For more insight check here and here.

2 comments:

sidbrown210 said...

Fact Check Time:

Barack Obama’s campaign responded to McCain’s remarks by labeling his desire for tougher oversight a myth. Obama spokesman Tommy Vietor noted that McCain in 1992 voted against imposing stricter controls on Fannie and Freddie during Senate debate on a broader housing bill, and this year argued against providing big government bailouts in response to the crisis, whether for big lenders or homeowners.

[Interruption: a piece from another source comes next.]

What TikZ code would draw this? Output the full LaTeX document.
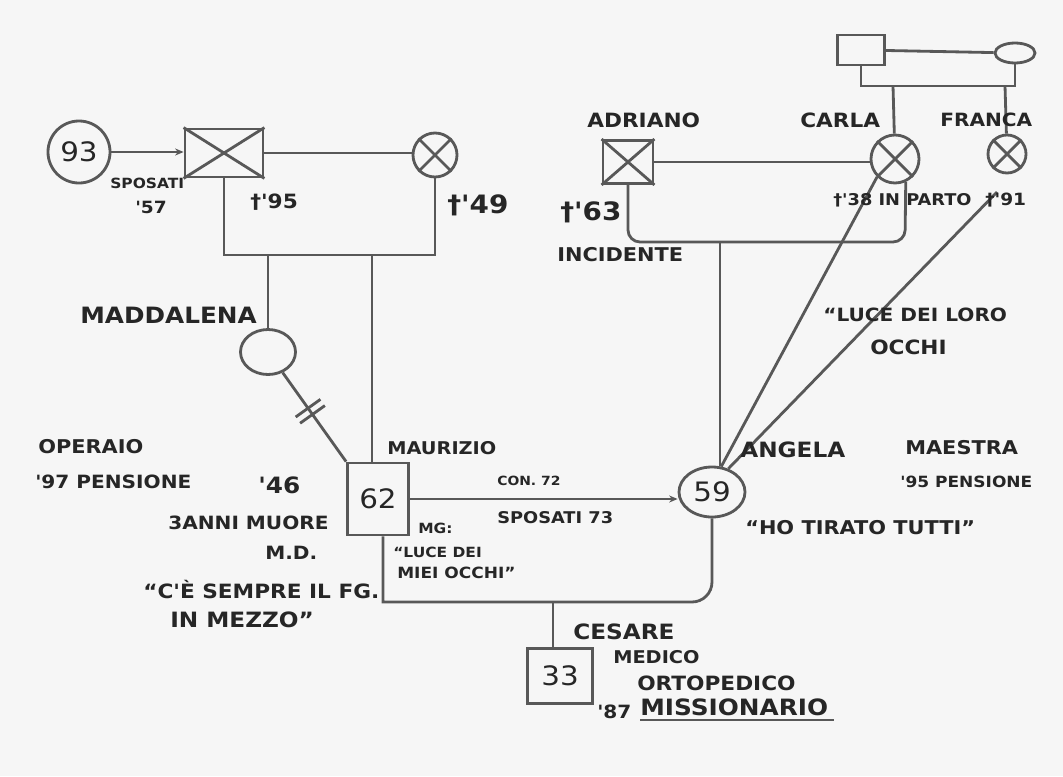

We give McCain some credit for weighing in on problems surrounding Fannie Mae, even though he got involved after a comprehensive government report issued a loud alarm to anyone watching. However, his attempts to depict those efforts as some sort of early warning that could have lessened the current credit crisis just don't wash. All McCain was talking about then was the potential fall out of accounting troubles in Fannie Mae and Freddie Mac. He didn't say anything about a free-wheeling climate among creditors that had major financial institutions becoming badly leveraged on bad loans. We rule his claim Barely True.

http://www.politifact.com/truth-o-meter/article/2008/sep/17/mccains-warning-fannie-and-freddie/

leftd said...

This post is BULL SHIT! Mccain gave a clear warning 1st off and 2nd he gave more warning than Barack did!
This post is the reason you cant trust everything on the web.